Ma ‘N Pa Grocery: 346 Roycroft Avenue, (562) 438-4084
Belmont Brewing Company
Belmont Brewing Company cofounders David Lott and David Hansen met in graduate school at UCLA in the ‘70s. Back in those days, the craft beer scene was in its infancy and mainly situated on the East Coast. By the late 1980’s a few breweries had popped up in California, including Karl Strauss in San Diego and Sierra Nevada in Chico, but the City of Angels hadn’t yet gotten into the game. Inspired by a dream of bringing better beer to LA, Lott and Hansen decided to take on the challenge. After raising money by selling shares to family and friends, they opened the Belmont Brewing Company in 1990, making it the very first brewpub in the greater Los Angeles area.

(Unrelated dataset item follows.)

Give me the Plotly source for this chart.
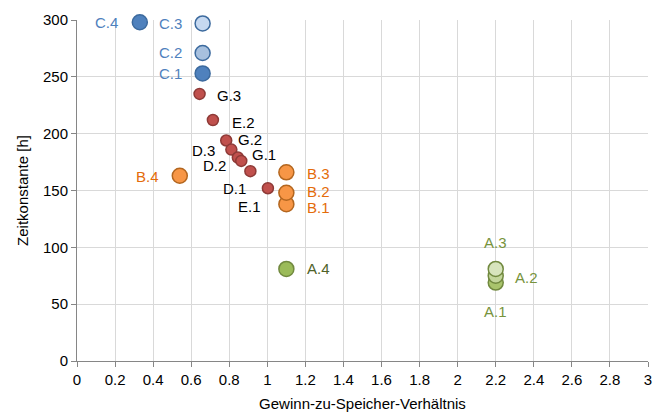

Back in the early ‘90s, Belmont Shore was not the booming cultural scene it is today and thus it took some time for BBC to get off the ground. However, as the area began to improve, their meticulously cultivated house brews and primo location right off the beach helped draw in the crowds. Nowadays, with the rising popularity of microbreweries and craft beers, including LA’s own Angel City and Golden Road, the Belmont Brewing Company is doing better than ever. Brewer David Blackwell, who has been with BBC since 1999, has mastered his award-winning house beers - the Marathon (blonde ale), Top Sail (amber ale), Long Beach Crude (stout), Strawberry Blonde (blonde ale) and the Pale Ale – as well as his rotating tap of seasonal brews. Order them in a flight or in one of Blackwell’s signature blends and enjoy with a view of the beautiful Belmont Shore bluffs.